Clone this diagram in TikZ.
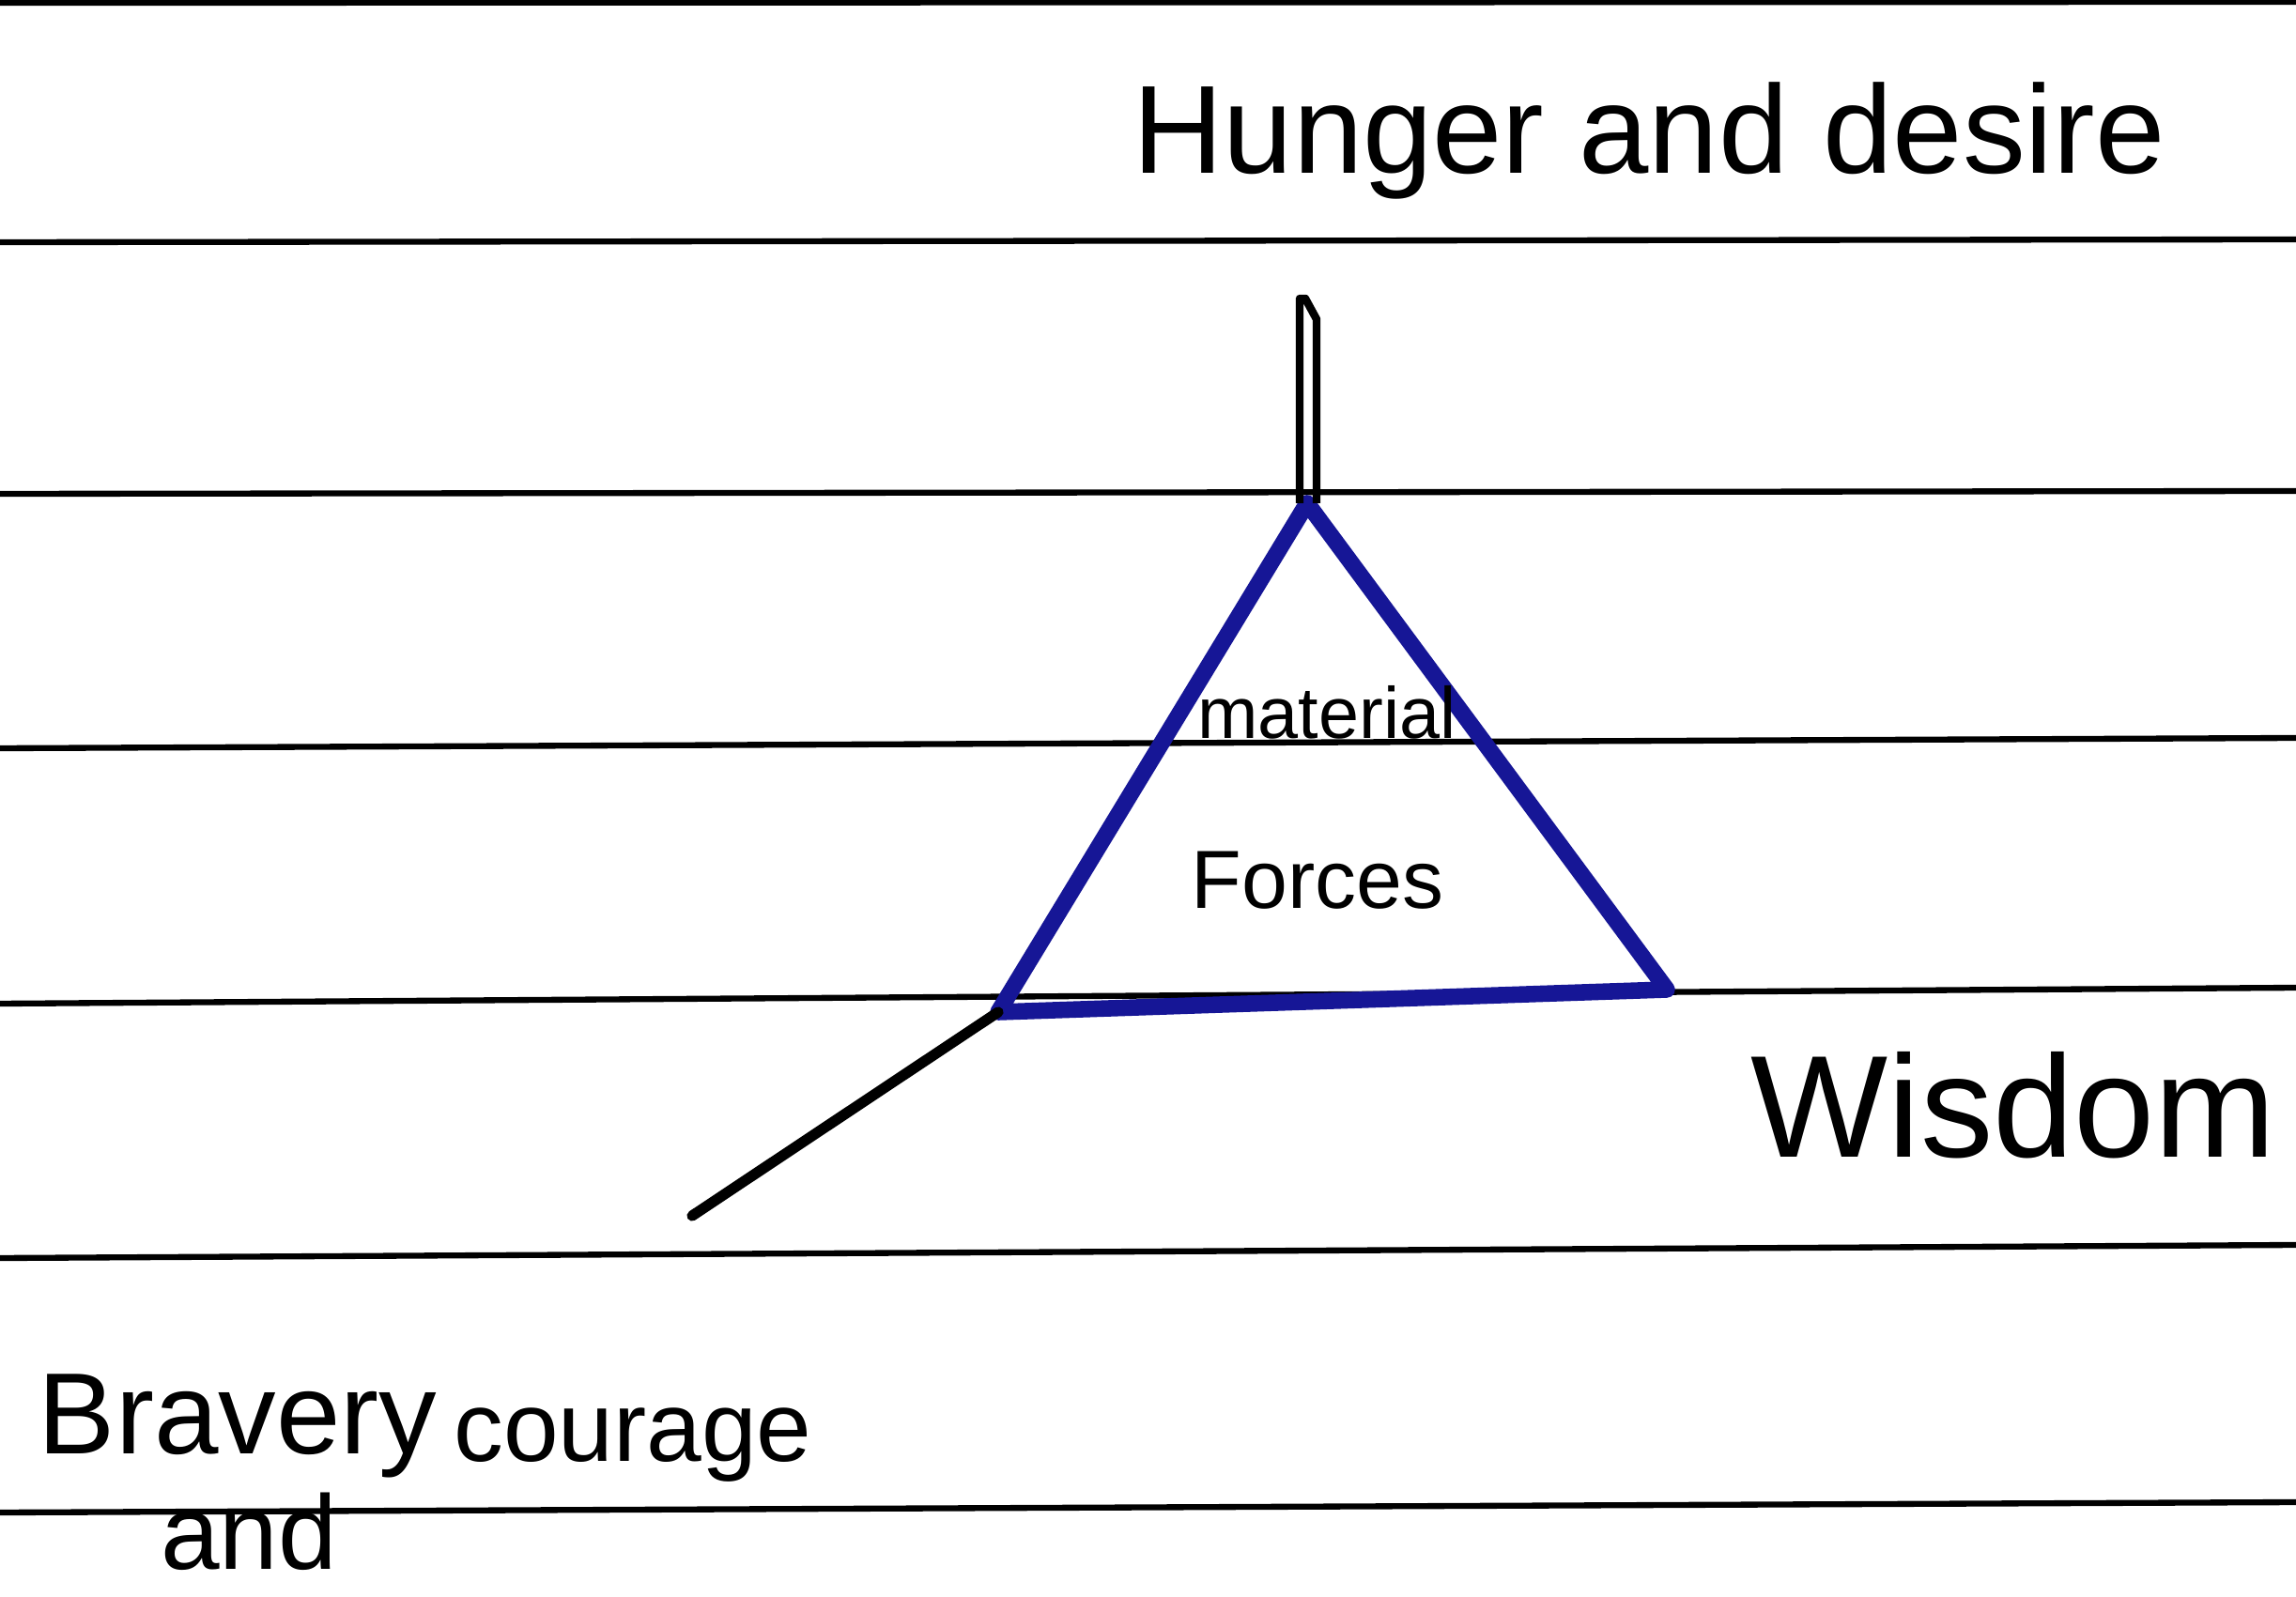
\documentclass[tikz,border=0pt]{standalone}
\usepackage{fontspec}
\setmainfont{Liberation Sans}
\usepackage{tikz}
\usetikzlibrary{calc}
\definecolor{penblue}{RGB}{22,22,150}

\begin{document}
\begin{tikzpicture}[x=0.01cm,y=-0.01cm,
  rule/.style={line width=1.8pt},
  tri/.style={draw=penblue,line width=5pt,line join=round},
  ink/.style={line width=3.2pt,line cap=round},
  stem/.style={line width=2.4pt,line join=round},
  lbl/.style={inner sep=0pt,anchor=base}]
  \useasboundingbox[fill=white] (0,0) rectangle (2445,1701);
  % ruled paper
  \foreach \yl/\yr in {3/2,258/255,526/523,797/786,1069/1052,1340/1326,1611/1600}
    \draw[rule] (0,\yl) -- (2445,\yr);
  \coordinate (apex) at (1392,536);
  \coordinate (lft) at (1063,1078);
  \coordinate (rgt) at (1775,1054);
  \coordinate (tip) at (1390,318);
  \coordinate (tail) at (737,1295);
  \draw[tri] (apex) -- (lft) -- (rgt) -- cycle;
  \draw[stem] ($(apex)+(-8,0)$) -- ($(tip)+(-6,0)$) -- (tip) -- ($(tip)+(12,22)$) -- ($(apex)+(10,0)$);
  \draw[ink] (lft) -- (tail);
  % labels
  \node[lbl,font=\fontsize{38}{40}\selectfont] (hunger) at (1756,185) {Hunger and desire};
  \node[lbl,font=\fontsize{22}{24}\selectfont] (material) at (1413,787) {material};
  \node[lbl,font=\fontsize{25}{28}\selectfont] (forces) at (1403,968) {Forces};
  \node[lbl,font=\fontsize{44}{48}\selectfont] (wisdom) at (2144,1232) {Wisdom};
  \node[lbl,font=\fontsize{35}{38}\selectfont] (bravery) at (253,1548) {Bravery};
  \node[lbl,font=\fontsize{30}{32}\selectfont] (courage) at (674,1556) {courage};
  \node[lbl,font=\fontsize{32}{34}\selectfont] (and) at (265,1671) {and};
\end{tikzpicture}
\end{document}
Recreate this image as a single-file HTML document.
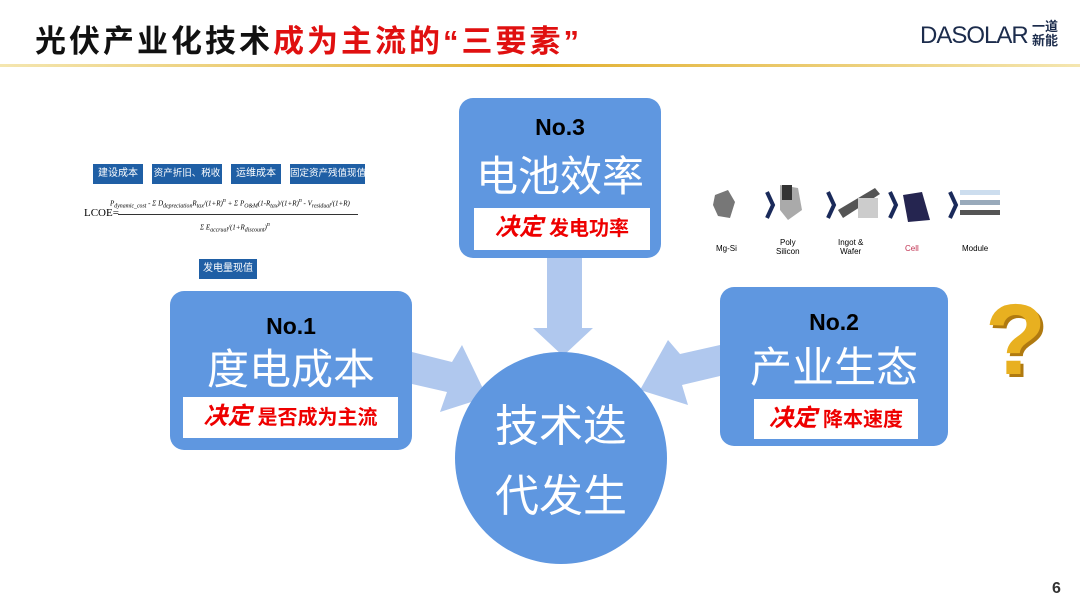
<!DOCTYPE html>
<html><head><meta charset="utf-8"><style>
body{margin:0;width:1080px;height:608px;background:#fff;position:relative;overflow:hidden;font-family:"Liberation Sans","Noto Sans CJK SC",sans-serif}
.abs{position:absolute}
.box{position:absolute;background:#5f97e0;border-radius:14px}
.no{position:absolute;left:0;right:0;text-align:center;font-weight:bold;font-size:23px;color:#000}
.big{position:absolute;left:0;right:0;text-align:center;color:#fff;font-size:42px;line-height:1}
.lab{position:absolute;background:#fff;color:#e00;font-weight:bold;font-size:20px;text-align:center;line-height:40px}
.lab i{font-size:24px;margin-right:6px}
.tag{position:absolute;background:#1f5fa5;color:#fff;font-size:10px;height:20px;line-height:20px;text-align:center;white-space:nowrap;overflow:hidden}
</style></head><body>
<div class="abs" style="left:35px;top:16px;font-size:31px;font-weight:bold;color:#111;letter-spacing:3px">光伏产业化技术<span style="color:#e01010">成为主流的“三要素”</span></div>
<div class="abs" style="left:920px;top:22px;font-size:24px;color:#1c2c4c;letter-spacing:-1px">DASOLAR</div>
<div class="abs" style="left:1032px;top:20px;font-size:13px;line-height:14px;color:#1c2c4c;font-weight:bold">一道<br>新能</div>
<div class="abs" style="left:0;top:64px;width:1080px;height:3px;background:linear-gradient(90deg,#f4e6b0,#e2b030 50%,#f4e6b0)"></div>

<svg class="abs" style="left:0;top:0" width="1080" height="608">
<polygon points="547,258 582,258 582,328 593,328 563,356 533,328 547,328" fill="#b0c8ee"/>
<polygon points="412,352 452,362 462,345 487,397 440,412 447,392 412,384" fill="#b0c8ee"/>
<polygon points="720,345 680,354 668,340 640,390 688,405 682,385 720,376" fill="#b0c8ee"/>
<circle cx="561" cy="458" r="106" fill="#5f97e0"/>
</svg>
<div class="abs" style="left:455px;top:392px;width:212px;text-align:center;color:#fff;font-size:44px;line-height:70px">技术迭<br>代发生</div>

<div class="box" style="left:459px;top:98px;width:202px;height:160px">
<div class="no" style="top:16px">No.3</div>
<div class="big" style="top:58px">电池效率</div>
<div class="lab" style="left:15px;top:110px;width:176px;height:42px"><i>决定</i>发电功率</div>
</div>
<div class="box" style="left:170px;top:291px;width:242px;height:159px">
<div class="no" style="top:22px">No.1</div>
<div class="big" style="top:58px">度电成本</div>
<div class="lab" style="left:13px;top:106px;width:215px;height:41px"><i>决定</i>是否成为主流</div>
</div>
<div class="box" style="left:720px;top:287px;width:228px;height:159px">
<div class="no" style="top:22px">No.2</div>
<div class="big" style="top:60px">产业生态</div>
<div class="lab" style="left:34px;top:112px;width:164px;height:40px"><i>决定</i>降本速度</div>
</div>

<div class="tag" style="left:93px;top:164px;width:50px">建设成本</div>
<div class="tag" style="left:152px;top:164px;width:70px;font-size:9.5px">资产折旧、税收</div>
<div class="tag" style="left:231px;top:164px;width:50px">运维成本</div>
<div class="tag" style="left:290px;top:164px;width:75px;font-size:9.5px">固定资产残值现值</div>
<div class="tag" style="left:199px;top:259px;width:58px">发电量现值</div>
<div class="abs" style="left:84px;top:207px;font-family:'Liberation Serif',serif;font-size:11px">LCOE=</div>
<div class="abs" style="left:118px;top:214px;width:240px;height:1px;background:#333"></div>
<div class="abs" style="left:110px;top:198px;font-family:'Liberation Serif',serif;font-style:italic;font-size:7px;white-space:nowrap">P<sub>dynamic_cost</sub> - Σ D<sub>depreciation</sub>R<sub>tax</sub>/(1+R)<sup>n</sup> + Σ P<sub>O&amp;M</sub>(1-R<sub>tax</sub>)/(1+R)<sup>n</sup> - V<sub>residual</sub>/(1+R)</div>
<div class="abs" style="left:200px;top:222px;font-family:'Liberation Serif',serif;font-style:italic;font-size:7px">Σ E<sub>accrual</sub>/(1+R<sub>discount</sub>)<sup>n</sup></div>

<svg class="abs" style="left:710px;top:180px" width="330" height="50">
<polygon points="5,15 18,10 25,22 20,38 8,36 3,25" fill="#777"/>
<path d="M57,12 L63,25 L57,38" stroke="#1a2a5a" stroke-width="4" fill="none"/>
<polygon points="70,5 88,8 92,30 78,40 70,30" fill="#aaa"/><rect x="72" y="5" width="10" height="15" fill="#333"/>
<path d="M118,12 L124,25 L118,38" stroke="#1a2a5a" stroke-width="4" fill="none"/>
<polygon points="128,30 165,8 170,14 133,38" fill="#555"/><rect x="148" y="18" width="20" height="20" fill="#ccc"/>
<path d="M180,12 L186,25 L180,38" stroke="#1a2a5a" stroke-width="4" fill="none"/>
<polygon points="193,15 212,12 220,40 198,42" fill="#252550"/>
<path d="M240,12 L246,25 L240,38" stroke="#1a2a5a" stroke-width="4" fill="none"/>
<rect x="250" y="10" width="40" height="5" fill="#cde"/><rect x="250" y="20" width="40" height="5" fill="#9ab"/><rect x="250" y="30" width="40" height="5" fill="#555"/>
</svg>
<div class="abs" style="left:716px;top:244px;font-size:8px">Mg-Si</div>
<div class="abs" style="left:776px;top:238px;font-size:8px;text-align:center">Poly<br>Silicon</div>
<div class="abs" style="left:838px;top:238px;font-size:8px;text-align:center">Ingot &amp;<br>Wafer</div>
<div class="abs" style="left:905px;top:244px;font-size:8px;color:#c03050">Cell</div>
<div class="abs" style="left:962px;top:244px;font-size:8px">Module</div>

<div class="abs" style="left:985px;top:290px;font-size:100px;font-weight:bold;color:#e8b020;text-shadow:3px 3px 0 #b07a10;line-height:1">?</div>
<div class="abs" style="left:1052px;top:580px;font-size:16px;font-weight:bold;color:#333">6</div>
</body></html>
______
Requirement: Pull out all lines in the data above that include "this".

In response:
Clone this diagram in TikZ.
Recreate this image as a single-file HTML document.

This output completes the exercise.